The whole thing is a fascinating listen. 

11 thoughts on “My City Was Gone Different

  1. I think the increasing presence of immigrants in the suburbs is one of the most interesting things happening around here.

    I see it in Blaine, where I live. Even on my own street, which was pretty much Caucasian when I moved there seven years ago.

    Now, across the street is a Vietnamese family. Next to them, a Hispanic family. Around the corner from me, a Somali family.
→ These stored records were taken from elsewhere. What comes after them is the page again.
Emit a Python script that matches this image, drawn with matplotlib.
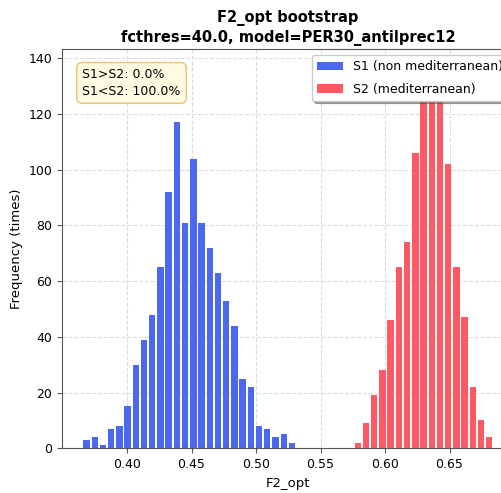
import numpy as np
import matplotlib
matplotlib.use("Agg")
import matplotlib.pyplot as plt

# Bootstrap counts per bin (1000 resamples each)
s1_counts = [3, 4, 1, 7, 8, 15, 30, 39, 48, 65, 92, 117, 81, 104, 81, 72, 63,
             53, 44, 25, 22, 8, 7, 4, 5, 2]
s2_counts = [2, 9, 19, 28, 46, 65, 74, 106, 131, 136, 134, 102, 65, 47, 22, 10, 4]

s1_first_edge = 0.3654
s2_first_edge = 0.5757
bin_width = 0.00637

s1_label = "S1 (non mediterranean)"
s2_label = "S2 (mediterranean)"
stats_text = "S1>S2: 0.0%\nS1<S2: 100.0%"

s1_edges = s1_first_edge + bin_width * np.arange(len(s1_counts) + 1)
s2_edges = s2_first_edge + bin_width * np.arange(len(s2_counts) + 1)
s1_centers = (s1_edges[:-1] + s1_edges[1:]) / 2
s2_centers = (s2_edges[:-1] + s2_edges[1:]) / 2

fig = plt.figure(figsize=(5.02, 4.93), dpi=100)
ax = fig.add_axes([0.1235, 0.0907, 0.9005, 0.8099])

ax.hist(s1_centers, bins=s1_edges, weights=s1_counts, rwidth=0.78,
        color="#4a68f0", label=s1_label, zorder=2)
ax.hist(s2_centers, bins=s2_edges, weights=s2_counts, rwidth=0.78,
        color="#ff5a64", label=s2_label, zorder=2)

ax.set_xlim(0.3496, 0.700)
ax.set_ylim(0, 143.3)
ax.set_xticks([0.40, 0.45, 0.50, 0.55, 0.60, 0.65])
ax.set_yticks(range(0, 141, 20))
ax.tick_params(labelsize=9, color="#555555")
ax.grid(True, linestyle="--", color="#dddddd", linewidth=0.8, zorder=0)
for sp in ax.spines.values():
    sp.set_color("#555555")

ax.set_xlabel("F2_opt", fontsize=9.5)
ax.set_ylabel("Frequency (times)", fontsize=9.5)
ax.set_title("F2_opt bootstrap\nfcthres=40.0, model=PER30_antilprec12",
             fontsize=10.5, fontweight="bold", linespacing=1.35, pad=5)

ax.text(0.045, 0.952, stats_text, transform=ax.transAxes, va="top", ha="left",
        fontsize=9, linespacing=1.35, zorder=5,
        bbox=dict(boxstyle="round,pad=0.45", facecolor="#fffbe3",
                  edgecolor="#e8c46e", linewidth=1))

leg = ax.legend(loc="upper right", fontsize=9, shadow=True, fancybox=True,
                framealpha=1, borderaxespad=0.5, labelspacing=0.75,
                handlelength=2.1)
leg.set_zorder(6)

fig.savefig("out.png", dpi=100)
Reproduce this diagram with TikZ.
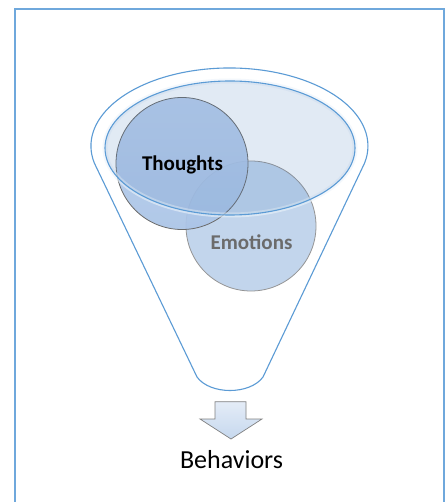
\documentclass[tikz,border=0pt]{standalone}
\usepackage{fontspec}
\setmainfont{Carlito}
\usetikzlibrary{shapes.geometric}
\definecolor{frameblue}{HTML}{6FA8DC}
\definecolor{funnelblue}{HTML}{5B9BD5}
\definecolor{ovblue}{HTML}{4A7EBB}
\definecolor{emofill}{HTML}{C2D5EC}
\definecolor{thtop}{HTML}{B6CCEB}
\definecolor{thbot}{HTML}{ABC4E7}
\definecolor{arrtop}{HTML}{E4ECF7}
\definecolor{arrbot}{HTML}{C6D8EE}
\definecolor{emotext}{HTML}{6B6B6B}
\tikzset{
  frameline/.style={draw=frameblue, line width=1.8pt},
  funnelline/.style={draw=funnelblue, line width=1.1pt},
  bubble/.style={circle, inner sep=0pt, line width=0.8pt},
  lbl/.style={anchor=base, inner sep=0pt, font=\bfseries\fontsize{21}{24}\selectfont},
}
\begin{document}
\begin{tikzpicture}[x=1pt,y=-1pt]
\useasboundingbox (0,0) rectangle (445,502);
\clip (0,0) rectangle (445,502);
\fill[white] (0,0) rectangle (445,502);
% frame
\draw[frameline] (15,520) -- (15,9) -- (444,9) -- (444,520);
% funnel outline
\draw[funnelline, line join=round]
  (94.3,163) arc[start angle=167.4, end angle=372.6, x radius=138.5, y radius=78]
  -- (263,377) .. controls (250,395) and (210,395) .. (197,377) -- cycle;
% circles
\node[bubble, minimum size=130pt, fill=emofill, draw=black!42] (emo) at (251,226) {};
\node[bubble, minimum size=132pt, top color=thtop, bottom color=thbot, draw=black!58, fill opacity=0.93] (tho) at (182,163.5) {};
% inner ellipse: glow, translucent fill, outline
\draw[draw=funnelblue!12, line width=5pt, opacity=0.6] (230,148) ellipse [x radius=125, y radius=67];
\fill[fill=ovblue, opacity=0.16] (230,148) ellipse [x radius=125, y radius=67];
\draw[funnelline] (230,148) ellipse [x radius=125, y radius=67];
% labels
\node[lbl, text=black] (thotext) at (182.5,171) {Thoughts};
\node[lbl, text=emotext] (emotext) at (251.5,249) {Emotions};
% arrow
\draw[draw=black!50, line width=0.7pt, top color=arrtop, bottom color=arrbot, line join=miter]
  (215,401.7) -- (246,401.7) -- (246,419) -- (262,419) -- (231,439) -- (200,419) -- (215,419) -- cycle;
\node[anchor=base, inner sep=0pt, font=\fontsize{26}{30}\selectfont] (beh) at (231.5,468) {Behaviors};
\end{tikzpicture}
\end{document}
    America doing what it does best.

  2. I moved to Hopkins precisely because it had sidewalks, multiple parks, bike trails, a downtown and an identity. I have pretty much the same mix of nationalities/ethnicities that Jeff mentions — plus no hookers, pimps, johns, drug dealers, shootings, and scam artists like I had when I lived at Lake and Columbus in mpls

  3. You think you don’t have scam artists in Hopkins?

    Look at your next property tax statement.